[PyTorch debug] Fix test for debug tools (#2507)

pggPL · timmoon10 · web-flow · commit 2886cbce11ae · 2025-12-15T15:33:37.000-08:00
* Skip delayed wgrad tests in distributed numerics when debug mode is enabled

Signed-off-by: Pawel Gadzinski &lt;pgadzinski@nvidia.com&gt;

* fix

Signed-off-by: Pawel Gadzinski &lt;pgadzinski@nvidia.com&gt;

---------

Signed-off-by: Pawel Gadzinski &lt;pgadzinski@nvidia.com&gt;
Co-authored-by: Tim Moon &lt;4406448+timmoon10@users.noreply.github.com&gt;
diff --git a/qa/L1_pytorch_distributed_unittest/test.sh b/qa/L1_pytorch_distributed_unittest/test.sh
@@ -44,7 +44,7 @@ python3 -m pytest -v -s --junitxml=$XML_LOG_DIR/pytest_test_cast_master_weights_
 
 pytest -v -s --junitxml=$XML_LOG_DIR/pytest_test_distributed.xml $TE_PATH/tests/pytorch/debug/test_distributed.py --feature_dirs=$NVTE_TEST_NVINSPECT_FEATURE_DIRS || test_fail "debug test_distributed.py"
 # standard numerics tests with initialized debug
-NVTE_TEST_NVINSPECT_ENABLED=True NVTE_TEST_NVINSPECT_CONFIG_FILE=$NVTE_TEST_NVINSPECT_DUMMY_CONFIG_FILE NVTE_TEST_NVINSPECT_FEATURE_DIRS=$NVTE_TEST_NVINSPECT_FEATURE_DIRS pytest -v -s --junitxml=$XML_LOG_DIR/pytest_test_numerics_2.xml $TE_PATH/tests/pytorch/distributed/test_numerics.py || test_fail "debug test_numerics.py"
+NVTE_TEST_NVINSPECT_ENABLED=1 NVTE_TEST_NVINSPECT_CONFIG_FILE=$NVTE_TEST_NVINSPECT_DUMMY_CONFIG_FILE NVTE_TEST_NVINSPECT_FEATURE_DIRS=$NVTE_TEST_NVINSPECT_FEATURE_DIRS pytest -v -s --junitxml=$XML_LOG_DIR/pytest_test_numerics_2.xml $TE_PATH/tests/pytorch/distributed/test_numerics.py || test_fail "debug test_numerics.py"
 
 if [ "$RET" -ne 0 ]; then
     echo "Error in the following test cases:$FAILED_CASES"
diff --git a/tests/pytorch/distributed/run_numerics.py b/tests/pytorch/distributed/run_numerics.py
@@ -38,8 +38,9 @@
 NCCL_WORLD = None
 LOSS_FN = nn.MSELoss()
 QUANTIZATION = None
+NVTE_TEST_NVINSPECT_ENABLED = int(os.environ.get("NVTE_TEST_NVINSPECT_ENABLED") or "0")
 
-if os.environ.get("NVTE_TEST_NVINSPECT_ENABLED", False):
+if NVTE_TEST_NVINSPECT_ENABLED:
     # The numerics of all the layers should work the same,
     # when debug=True.
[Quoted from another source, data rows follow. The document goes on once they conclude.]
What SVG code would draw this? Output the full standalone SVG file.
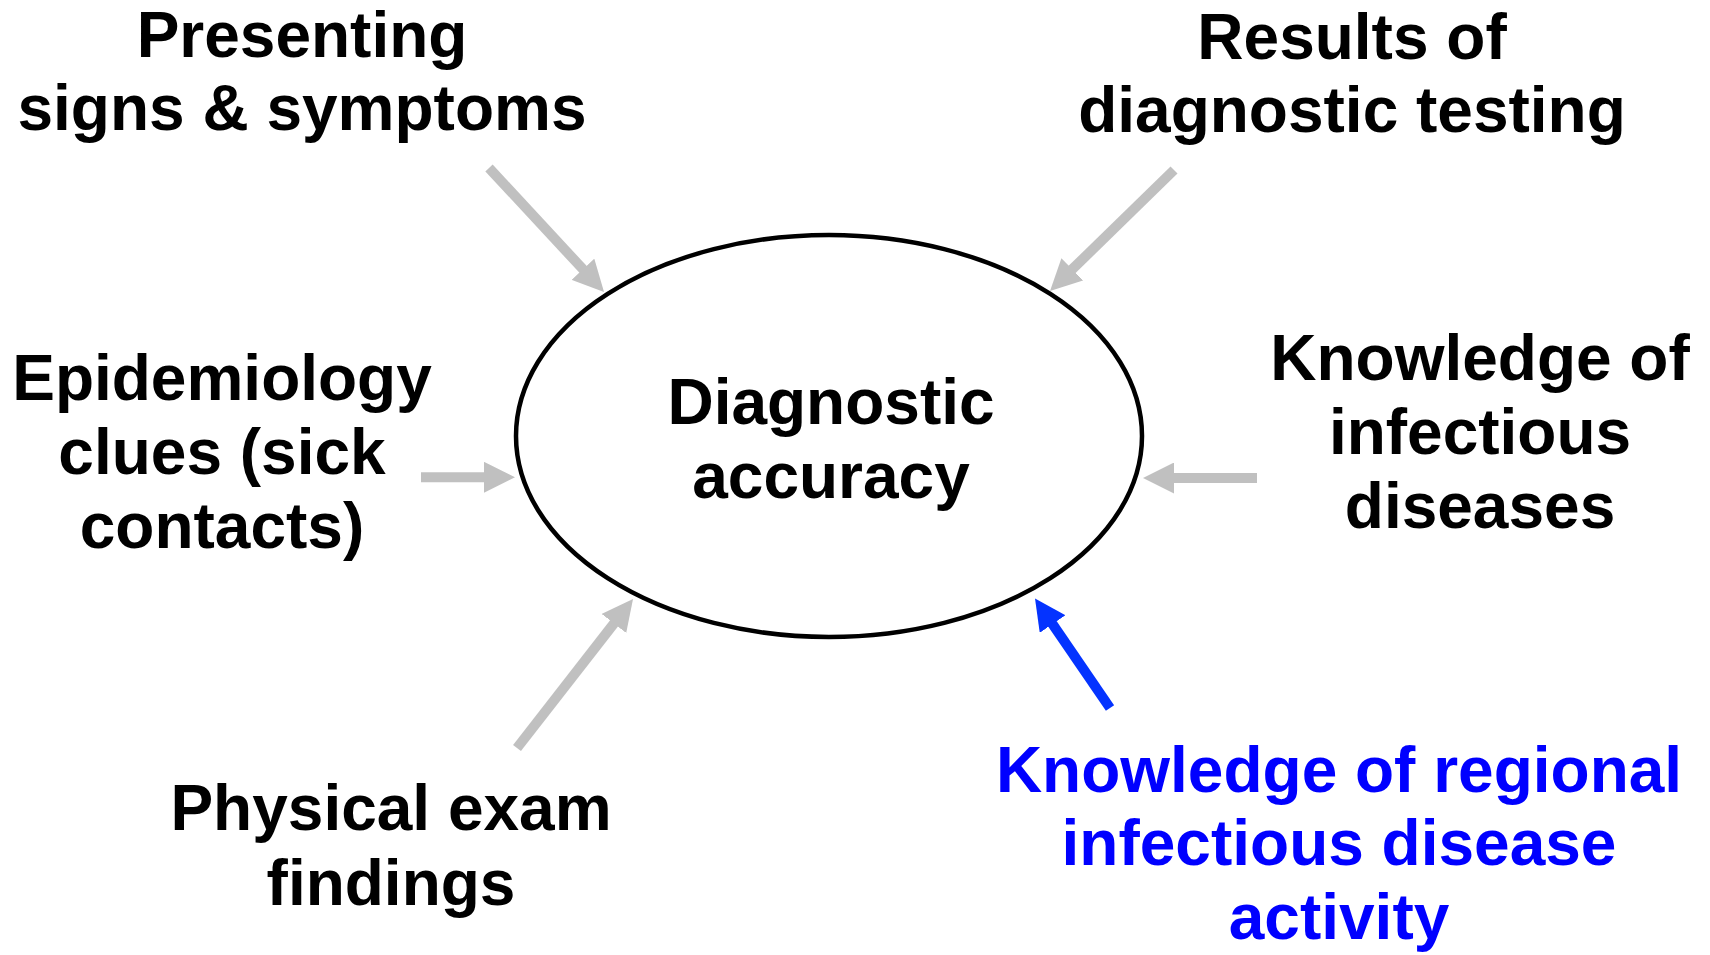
<svg xmlns="http://www.w3.org/2000/svg" width="1710" height="955" viewBox="0 0 1710 955">
<style>
  text { font-family: "Liberation Sans", Arial, Helvetica, sans-serif; font-weight: bold; font-size: 64px; text-anchor: middle; fill: #000; }
  .blue { fill: #0000ff; }
  .gray { stroke: #c0c0c0; stroke-width: 10; fill: none; }
  .bl { stroke: #0433ff; stroke-width: 10; fill: none; }
</style>
<defs>
  <marker id="hg" viewBox="0 0 31 31" refX="2" refY="15.5" markerWidth="31" markerHeight="31" markerUnits="userSpaceOnUse" orient="auto">
    <path d="M0,0 L31,15.5 L0,31 z" fill="#c0c0c0"/>
  </marker>
  <marker id="hb" viewBox="0 0 31 31" refX="2" refY="15.5" markerWidth="31" markerHeight="31" markerUnits="userSpaceOnUse" orient="auto">
    <path d="M0,0 L31,15.5 L0,31 z" fill="#0433ff"/>
  </marker>
</defs>
<rect width="1710" height="955" fill="#fff"/>
<g id="center">
  <ellipse cx="829" cy="436" rx="313" ry="201" fill="#fff" stroke="#000" stroke-width="4.5"/>
  <text x="831" y="424">Diagnostic</text>
  <text x="831" y="498">accuracy</text>
</g>
<g id="presenting">
  <text x="302" y="57">Presenting</text>
  <text x="302" y="130">signs &amp; symptoms</text>
</g>
<g id="results">
  <text x="1352" y="59">Results of</text>
  <text x="1352" y="132">diagnostic testing</text>
</g>
<g id="epidemiology">
  <text x="222" y="400">Epidemiology</text>
  <text x="222" y="474">clues (sick</text>
  <text x="222" y="548">contacts)</text>
</g>
<g id="knowledge">
  <text x="1480" y="380">Knowledge of</text>
  <text x="1480" y="454">infectious</text>
  <text x="1480" y="528">diseases</text>
</g>
<g id="physical">
  <text x="391" y="830">Physical exam</text>
  <text x="391" y="905">findings</text>
</g>
<g id="regional">
  <text class="blue" x="1339" y="792">Knowledge of regional</text>
  <text class="blue" x="1339" y="865">infectious disease</text>
  <text class="blue" x="1339" y="939">activity</text>
</g>
<g id="connectors">
  <line class="gray" x1="489" y1="168" x2="584.3" y2="270.7" marker-end="url(#hg)"/>
  <line class="gray" x1="1174" y1="170" x2="1070.8" y2="270.7" marker-end="url(#hg)"/>
  <line class="gray" x1="421" y1="477.3" x2="486" y2="477.3" marker-end="url(#hg)"/>
  <line class="gray" x1="1257" y1="478" x2="1172" y2="478" marker-end="url(#hg)"/>
  <line class="gray" x1="517" y1="748" x2="615.2" y2="621.9" marker-end="url(#hg)"/>
  <line class="bl" x1="1110" y1="708" x2="1051.4" y2="622.4" marker-end="url(#hb)"/>
</g>
</svg>
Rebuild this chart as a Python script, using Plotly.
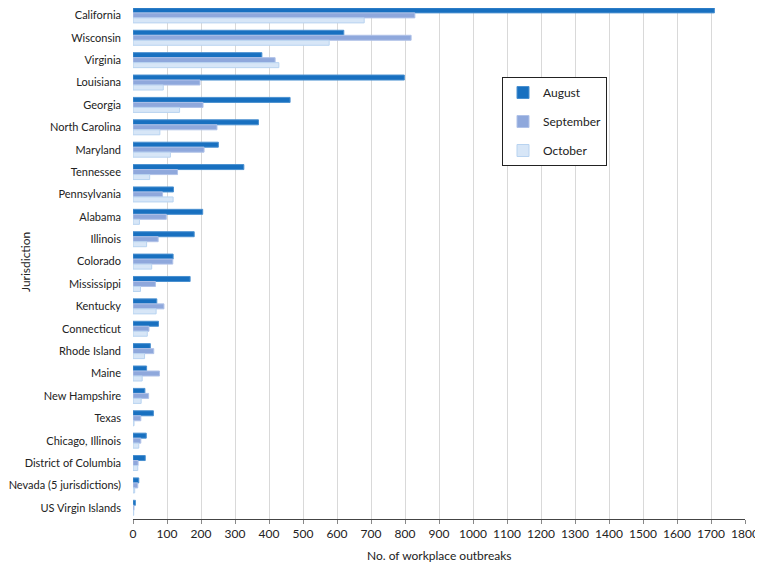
import plotly.graph_objects as go

jurisdictions = ["California", "Wisconsin", "Virginia", "Louisiana", "Georgia", "North Carolina",
                 "Maryland", "Tennessee", "Pennsylvania", "Alabama", "Illinois", "Colorado",
                 "Mississippi", "Kentucky", "Connecticut", "Rhode Island", "Maine", "New Hampshire",
                 "Texas", "Chicago, Illinois", "District of Columbia", "Nevada (5 jurisdictions)",
                 "US Virgin Islands"]
august = [1710, 620, 379, 798, 462, 369, 251, 326, 119, 205, 180, 118, 168, 70, 75, 51, 40, 35, 60, 39, 36, 17, 7]
september = [829, 818, 418, 197, 206, 247, 209, 131, 87, 98, 74, 117, 66, 91, 47, 61, 78, 46, 23, 23, 15, 14, 3]
october = [680, 577, 429, 89, 137, 79, 110, 49, 118, 19, 40, 55, 22, 68, 42, 34, 27, 24, 3, 17, 14, 5, 2]
x_ticks = list(range(0, 1801, 100))

series = [("August", august, "#1870c0", "#4a90d0"),
          ("September", september, "#8fa8dc", "#b0c2e8"),
          ("October", october, "#d7e6f7", "#b8d3f0")]

# page body has an 8px margin: figure occupies (8..763, 8..563)
PLOT_L, PLOT_R, PLOT_T, PLOT_B = 133, 745, 8, 519
W, H = 755, 555
plot_w = PLOT_R - PLOT_L
plot_h = PLOT_B - PLOT_T

fig = go.Figure()
for name, vals, col, line in series:
    fig.add_trace(go.Bar(y=jurisdictions, x=vals, name=name, orientation="h",
                         marker=dict(color=col, line=dict(color=line, width=1)),
                         legendgroup=name))

fig.update_layout(
    width=W, height=H,
    margin=dict(l=PLOT_L - 8, r=763 - PLOT_R, t=0, b=563 - PLOT_B, autoexpand=False),
    paper_bgcolor="white", plot_bgcolor="white",
    barmode="group", bargap=0.33, bargroupgap=0,
    font=dict(family="Lato, 'Open Sans', sans-serif", size=12, color="#222222"),
    legend=dict(x=(502 - PLOT_L) / plot_w, y=1 - (77 - PLOT_T) / plot_h,
                xanchor="left", yanchor="top",
                bordercolor="#222222", borderwidth=1, bgcolor="white",
                font=dict(size=12), tracegroupgap=10, traceorder="grouped",
                itemwidth=30),
    showlegend=True,
    annotations=[
        dict(text="No. of workplace outbreaks", xref="paper", yref="paper",
             x=0.5, y=-(555 - PLOT_B) / plot_h, xanchor="center", yanchor="middle",
             showarrow=False, font=dict(size=12)),
        dict(text="Jurisdiction", xref="paper", yref="paper",
             x=(25 - PLOT_L) / plot_w, y=1 - (262 - PLOT_T) / plot_h,
             xanchor="center", yanchor="middle",
             showarrow=False, textangle=-90, font=dict(size=12)),
    ],
)
fig.update_xaxes(range=[0, 1800], tickvals=x_ticks, showgrid=True, gridcolor="#d9d9d9",
                 gridwidth=1, zeroline=False, showline=True, linecolor="#444444",
                 ticks="outside", ticklen=4, tickcolor="#888888", automargin=False,
                 tickfont=dict(size=12))
fig.update_yaxes(range=[22.5, -0.33], showgrid=False, zeroline=False, showline=False,
                 ticks="", automargin=False, ticklabelstandoff=11,
                 tickfont=dict(size=11))

fig.write_html("out.html")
I fed them with dummy feature
     # to prevent switching off debug, which can happen if
@@ -745,6 +746,8 @@ def test_linear():
     for kwargs in kwargs_list:
         if kwargs.get("save_original_input", False) and QUANTIZATION == "fp8":
             continue
+        if kwargs.get("delay_wgrad_compute", False) and NVTE_TEST_NVINSPECT_ENABLED:
+            continue
         for parallel_mode in ["column", "row"]:
             for sequence_parallel in [False, True]:
                 _test_linear(parallel_mode, sequence_parallel, **kwargs)
@@ -924,6 +927,8 @@ def test_layernorm_linear():
     ]
 
     for kwargs in kwargs_list:
+        if kwargs.get("delay_wgrad_compute", False) and NVTE_TEST_NVINSPECT_ENABLED:
+            continue
         for parallel_mode in ["column"]:
             for sequence_parallel in [False, True]:
                 _test_layernorm_linear(parallel_mode, sequence_parallel, **kwargs)
@@ -1034,6 +1039,8 @@ def test_layernorm_mlp():
     ]
 
     for kwargs in kwargs_list:
+        if kwargs.get("delay_wgrad_compute", False) and NVTE_TEST_NVINSPECT_ENABLED:
+            continue
         for set_parallel_mode in [True]:
             for sequence_parallel in [False, True]:
                 _test_layernorm_mlp(set_parallel_mode, sequence_parallel, **kwargs)